There are people who murder other people over chump change, and $250,000 is not chump change. No one who takes money in that amount from corporations who have vested interests in manipulating the political system should be allowed to participate in it as a public servant. You trust a candidate because they have a D rather than an R, that's folly.
Quote:We could do a lot better job than we do, yes -- we need campaign finance reform, to overturn Citizen's United, to require disclosure of where all money is coming from, to crack down on or ban SuperPACs, to make it easier to stop clearly false attack ads (I mean ones based on actual lies -- think Swift Boat Veterans for Truth, etc.), and more -- but in some way, there are going to be people whose job it is to try to influence legislators' votes.
One candidate made this an issue during the primary and one didn't. So yeah, these things need to happen, but the majority of Democratic voters didn't think they were that important. Structural reform of our political process? Nah, I'd rather have a woman president.

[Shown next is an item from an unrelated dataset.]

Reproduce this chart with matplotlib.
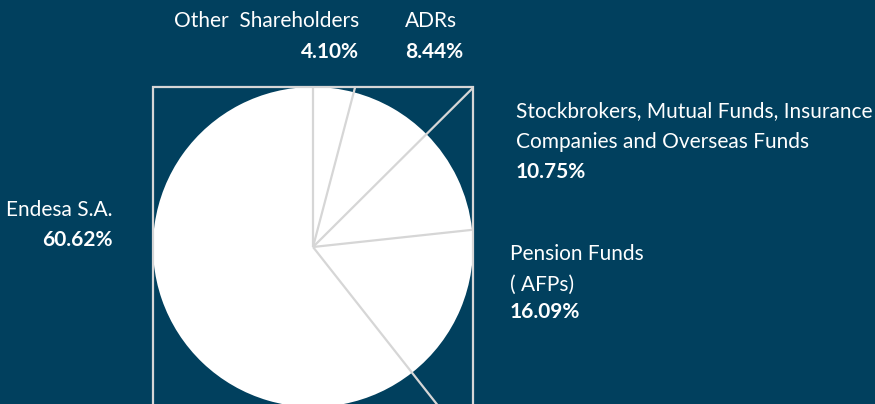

Quote:We'll see, but I'd hope she would do something, and while politicians do sometimes campaign for something and then do the opposite, it hurts them politically to do so and she knows that.
"I'd love to but republican obstructionism" followed by a wink you can't see but you can almost hear.
Quote:It's disappointing that you can't see how much sexism is behind most attacks on Hillary.
As disappointing that you don't see how bad an idea it is to nominate a candidate who is trusted by 33% of Americans whatever the reasons (and it's not because 66% of America is sexist).